Potential relationship of vitamin D, vitamin D receptor (VDR), and vitamin D binding protein (DBP) have been suggested in the pathophysiology of hepatitis C virus (HCV) infection. The aim of this observational study is to determine vitamin D levels, and VDR and DBP genetic polymorphism according demographic and laboratory data in chronic HCV patients (CHC).

A total of 148 CHC patients gave serum samples for testing 25-hydroxyvitamin D (25 (OH)D) level by immunochemiluminometric assay (<20 ng/mL defined as deficient) and donated blood samples to allelic discrimination analysis using TaqMan assays. Analyzed single nucleotide polymorphisms (SNPs) were: VDR-rs7975232 (ApaI) C>A, rs731236 A>G (TaqI), rs1544410 C>T (BsmI), rs10735810 T>C (FokI) and carrier globulin/binding protein (GC)-rs4588 and rs7041 and the haplotype bAt [CCA]. Hepatic fibrosis was assessed using Fib-4 and Forns index.

Eighty-two (54.40%) patients demonstrated deficiency of vitamin D and this was associated to AST (P = .019 [CI: 1.003–1.034]), total cholesterol (P = .038 [CI: 1.004–1.164]), fibrosis grade (P < .001 [CI: 0.000–0.844]), and FokI (P = .028) allele T presence. Association was found between VDR polymorphism and fibrosis (BsmI andTaqI), triglycerides (TaqI), and HDL (FokI).
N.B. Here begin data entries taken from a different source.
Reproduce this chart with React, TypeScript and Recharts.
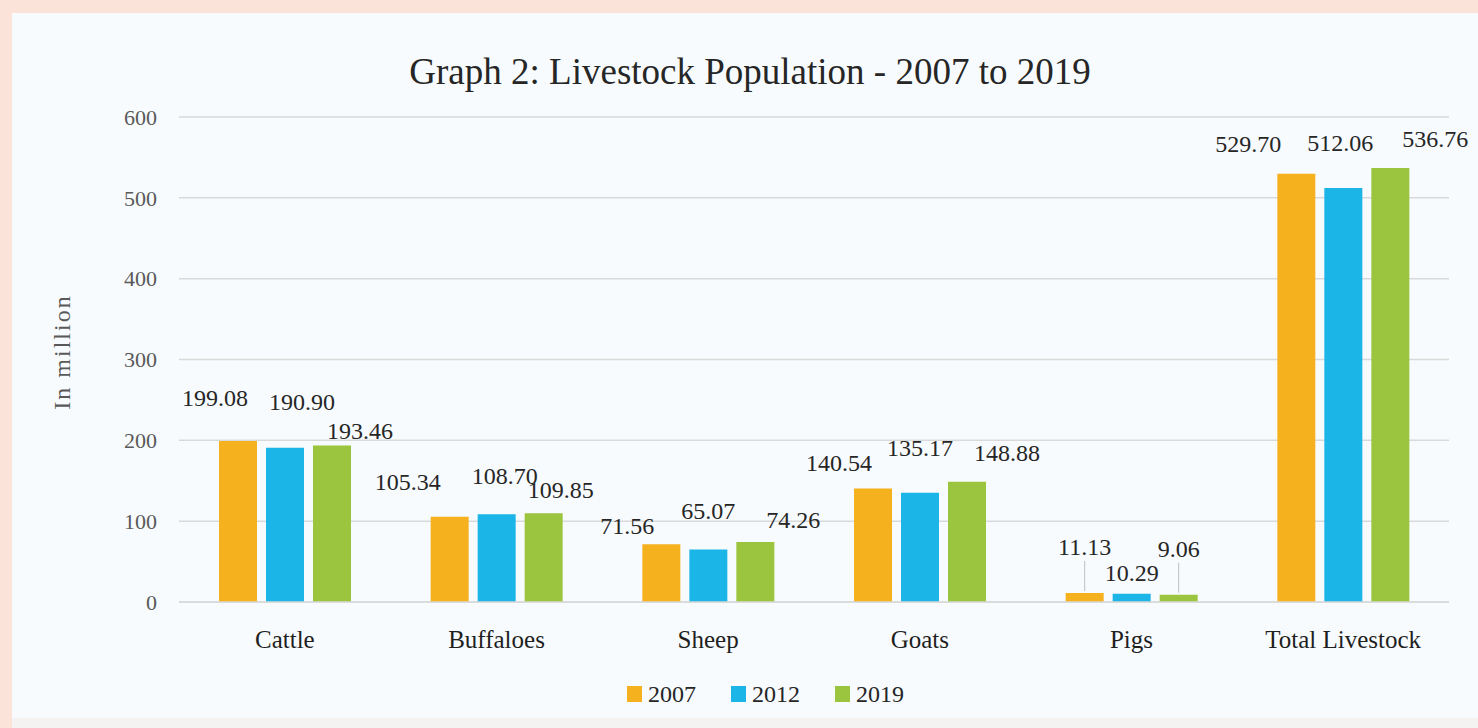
import React from "react";
import { BarChart, Bar, XAxis, YAxis, CartesianGrid, LabelList } from "recharts";

const categories = ["Cattle", "Buffaloes", "Sheep", "Goats", "Pigs", "Total Livestock"];
const values2007 = [199.08, 105.34, 71.56, 140.54, 11.13, 529.7];
const values2012 = [190.9, 108.7, 65.07, 135.17, 10.29, 512.06];
const values2019 = [193.46, 109.85, 74.26, 148.88, 9.06, 536.76];
const yTicks = [0, 100, 200, 300, 400, 500, 600];
const seriesNames = ["2007", "2012", "2019"];

// label nudges (dx, rise above bar top), mimicking the manual placement of the original
const nudge2007: [number, number][] = [[-23, 43], [-42, 35], [-34, 18], [-34, 25], [0, 46], [-48, 30]];
const nudge2012: [number, number][] = [[17, 46], [8, 38], [0, 38], [0, 45], [0, 21], [-3, 45]];
const nudge2019: [number, number][] = [[28, 15], [17, 23], [38, 22], [40, 29], [0, 46], [45, 29]];
const leader2007 = [false, false, false, false, true, false];
const leader2012 = [false, false, false, false, false, false];
const leader2019 = [false, false, false, false, true, false];

const colors = ["#F6B11F", "#1CB5E8", "#9CC53F"];
const FONT = "'Liberation Serif', 'DejaVu Serif', serif";

const data = categories.map((c, i) => ({
  name: c,
  v2007: values2007[i],
  v2012: values2012[i],
  v2019: values2019[i],
}));

const makeLabel = (nudges: [number, number][], leaders: boolean[]) => (props: any) => {
  const { x, y, width, value, index } = props;
  const [dx, up] = nudges[index];
  const cx = Number(x) + Number(width) / 2;
  const top = Number(y);
  const ly = top - up;
  return (
    <g>
      {leaders[index] ? (
        <line x1={cx} x2={cx} y1={top - 2} y2={ly + 14} stroke="#bfbfbf" strokeWidth={1} />
      ) : null}
      <text
        x={cx + dx}
        y={ly + 8}
        textAnchor="middle"
        fontFamily={FONT}
        fontSize={24}
        fill="#262626"
      >
        {Number(value).toFixed(2)}
      </text>
    </g>
  );
};

export default function App() {
  const series = [
    { key: "v2007", nudges: nudge2007, leaders: leader2007 },
    { key: "v2012", nudges: nudge2012, leaders: leader2012 },
    { key: "v2019", nudges: nudge2019, leaders: leader2019 },
  ];
  return (
    <div
      style={{
        position: "absolute",
        left: 0,
        top: 0,
        width: 1478,
        height: 728,
        background: "#f7fbfd",
        overflow: "hidden",
      }}
    >
      <div style={{ position: "absolute", left: 0, top: 0, width: 1478, height: 13, background: "#fbe3da" }} />
      <div style={{ position: "absolute", left: 0, top: 0, width: 12, height: 728, background: "#fbe3da" }} />
      <div style={{ position: "absolute", left: 12, top: 718, width: 1466, height: 10, background: "#f4f3f2" }} />
      <div
        style={{
          position: "absolute",
          left: 0,
          top: 0,
          width: 1478,
          height: 728,
        }}
      >
        <BarChart
          width={1478}
          height={728}
          data={data}
          margin={{ top: 117, right: 29, bottom: 96, left: 119 }}
          barGap={9}
          barSize={38}
        >
          <text
            x={750}
            y={84}
            textAnchor="middle"
            fontFamily={FONT}
            fontSize={37}
            fill="#262626"
          >
            Graph 2: Livestock Population - 2007 to 2019
          </text>
          <text
            x={0}
            y={0}
            transform="translate(70,352) rotate(-90)"
            textAnchor="middle"
            fontFamily={FONT}
            fontSize={24}
            letterSpacing={2}
            fill="#595959"
          >
            In million
          </text>
          <CartesianGrid vertical={false} stroke="#d9d9d9" strokeWidth={1.5} />
          <XAxis
            dataKey="name"
            axisLine={{ stroke: "#d9d9d9", strokeWidth: 1.5 }}
            tickLine={false}
            height={30}
            tickMargin={22}
            tick={{ fontFamily: FONT, fontSize: 25, fill: "#1f1f1f" }}
            interval={0}
          />
          <YAxis
            width={60}
            domain={[0, 600]}
            ticks={yTicks}
            axisLine={false}
            tickLine={false}
            tickMargin={16}
            tick={{ fontFamily: FONT, fontSize: 22, fill: "#595959" }}
          />
          {series.map((s, i) => (
            <Bar
              key={s.key}
              dataKey={s.key}
              name={seriesNames[i]}
              fill={colors[i]}
              isAnimationActive={false}
            >
              <LabelList dataKey={s.key} content={makeLabel(s.nudges, s.leaders)} />
            </Bar>
          ))}
        </BarChart>
      </div>
      <div
        style={{
          position: "absolute",
          left: 627,
          top: 679,
          display: "flex",
          alignItems: "center",
          fontFamily: FONT,
          fontSize: 24,
          lineHeight: "30px",
          color: "#262626",
        }}
      >
        {seriesNames.map((n, i) => (
          <div
            key={n}
            style={{ display: "flex", alignItems: "center", marginRight: i < 2 ? 35 : 0 }}
          >
            <span
              style={{
                display: "inline-block",
                width: 15,
                height: 16,
                background: colors[i],
                marginRight: 6,
              }}
            />
            <span>{n}</span>
          </div>
        ))}
      </div>
    </div>
  );
}
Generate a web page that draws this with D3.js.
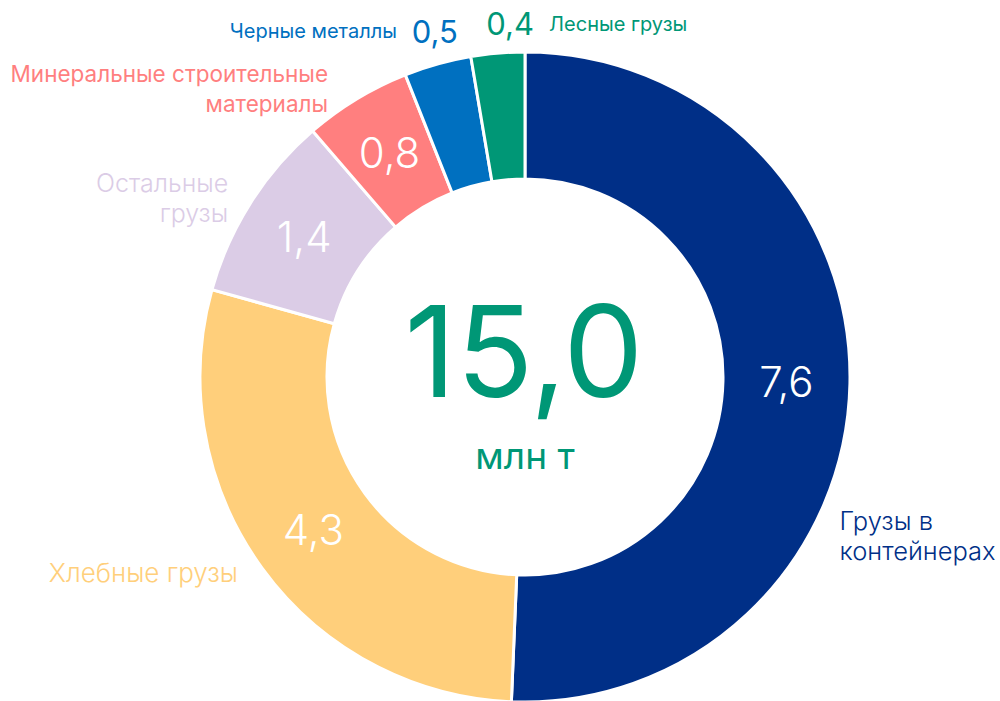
<!DOCTYPE html>
<html>
<head>
<meta charset="utf-8">
<script src="https://cdn.jsdelivr.net/npm/d3@7"></script>
<style>
  html, body { margin: 0; padding: 0; background: #fff; }
  svg { display: block; font-family: Inter, "Noto Sans", sans-serif; }
</style>
</head>
<body>
<script>
// data
const categories = ["Грузы в контейнерах", "Хлебные грузы", "Остальные грузы",
  "Минеральные строительные материалы", "Черные металлы", "Лесные грузы"];
const values = [7.6, 4.3, 1.4, 0.8, 0.5, 0.4];
const labelLines = [["Грузы в", "контейнерах"], ["Хлебные грузы"], ["Остальные", "грузы"],
  ["Минеральные строительные", "материалы"], ["Черные металлы"], ["Лесные грузы"]];
const colors = ["#002f87", "#ffcf7b", "#dbcce6", "#ff7f7f", "#0070c0", "#009776"];
const unit = "млн т";

// label layout (degrees clockwise from top, radius, font size)
const labelAngles = [116, 234.4, 302, 326.3, 344.9, 357.5];
const labelRadii = [350, 353, 350, 355, 346, 342];
const labelSizes = [25.5, 26, 25, 22.5, 20, 20];
const outsideValue = [false, false, false, false, true, true];

const w = 1000, h = 701;
const cx = 525, cy = 377;
const rOuter = 325, rInner = 198;

const ru = d3.formatLocale({decimal: ",", thousands: " ", grouping: [3], currency: ["", ""]});
const fmt = ru.format(".1f");

const svg = d3.select("body").append("svg")
  .attr("width", w).attr("height", h)
  .attr("viewBox", `0 0 ${w} ${h}`);

const g = svg.append("g").attr("transform", `translate(${cx},${cy})`);

const pie = d3.pie().sort(null).value(d => d);
const arcs = pie(values);

const arc = d3.arc().innerRadius(rInner).outerRadius(rOuter);

g.selectAll("path.slice")
  .data(arcs)
  .enter()
  .append("path")
  .attr("class", "slice")
  .attr("d", arc)
  .attr("fill", (d, i) => colors[i])
  .attr("stroke", "#fff")
  .attr("stroke-width", 3)
  .attr("stroke-linejoin", "miter");

// values inside
g.selectAll("text.val")
  .data(arcs.filter((d, i) => !outsideValue[i]))
  .enter()
  .append("text")
  .attr("class", "val")
  .attr("transform", d => `translate(${arc.centroid(d)})`)
  .attr("dy", "0.35em")
  .attr("text-anchor", "middle")
  .attr("fill", "#fff")
  .attr("font-size", 42)
  .attr("font-weight", 300)
  .text(d => fmt(d.data));

const polar = (deg, r) => {
  let a = deg * Math.PI / 180;
  return [r * Math.sin(a), -r * Math.cos(a)];
};

// category labels
arcs.forEach((d, i) => {
  let [x, y] = polar(labelAngles[i], labelRadii[i]);
  if (outsideValue[i]) {
    g.append("text")
      .attr("x", x).attr("y", y)
      .attr("text-anchor", "middle")
      .attr("fill", colors[i])
      .attr("font-size", 31)
      .text(fmt(d.data));
    let left = x < 0 && i !== arcs.length - 1;
    g.append("text")
      .attr("x", left ? x - 38 : x + 39)
      .attr("y", left ? y - 5 : y - 4)
      .attr("text-anchor", left ? "end" : "start")
      .attr("fill", colors[i])
      .attr("font-size", labelSizes[i])
      .text(labelLines[i][0]);
  } else {
    let t = g.append("text")
      .attr("x", x).attr("y", y)
      .attr("text-anchor", x < 0 ? "end" : "start")
      .attr("fill", colors[i])
      .attr("font-size", labelSizes[i])
      .attr("font-weight", labelSizes[i] > 24 ? 300 : 400);
    labelLines[i].forEach((line, j) => {
      t.append("tspan")
        .attr("x", x)
        .attr("dy", j === 0 ? 0 : 30)
        .text(line);
    });
  }
});

// total in the middle
g.append("text")
  .attr("x", -1).attr("y", 20)
  .attr("text-anchor", "middle")
  .attr("fill", "#009776")
  .attr("font-size", 127)
  .text(fmt(d3.sum(values)));

g.append("text")
  .attr("x", 0).attr("y", 92)
  .attr("text-anchor", "middle")
  .attr("fill", "#009776")
  .attr("font-size", 37)
  .text(unit);
</script>
</body>
</html>
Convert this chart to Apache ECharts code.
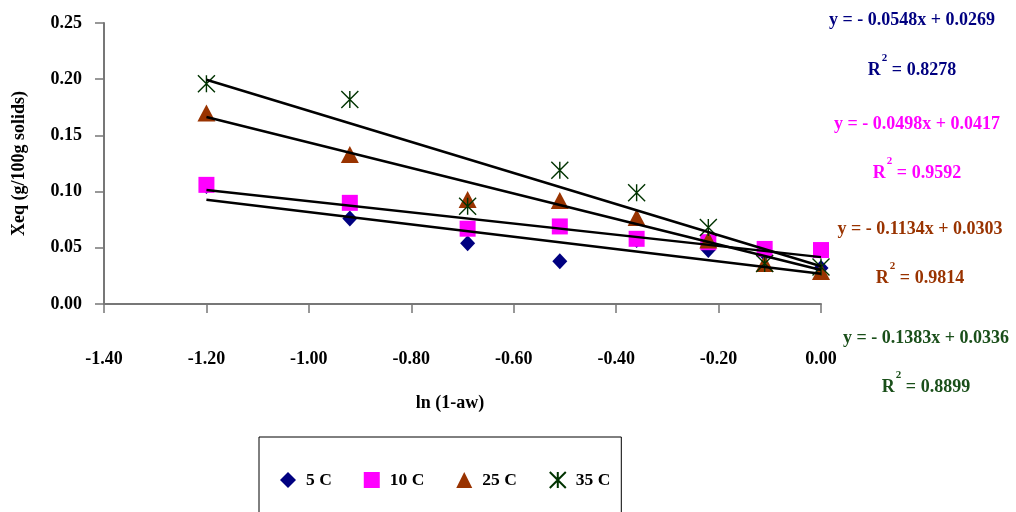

DBP polymorphism was associated to HCV genotype (GC rs7041), previous HCV treatment, and GGT (GC rs4588).

In conclusion, low frequency of vitamin D deficiency was found, but VDR polymorphisms were frequently associated to fibrosis grade suggesting that they could be used as disease evaluation markers to understand the mechanisms underlying the virus–host interaction.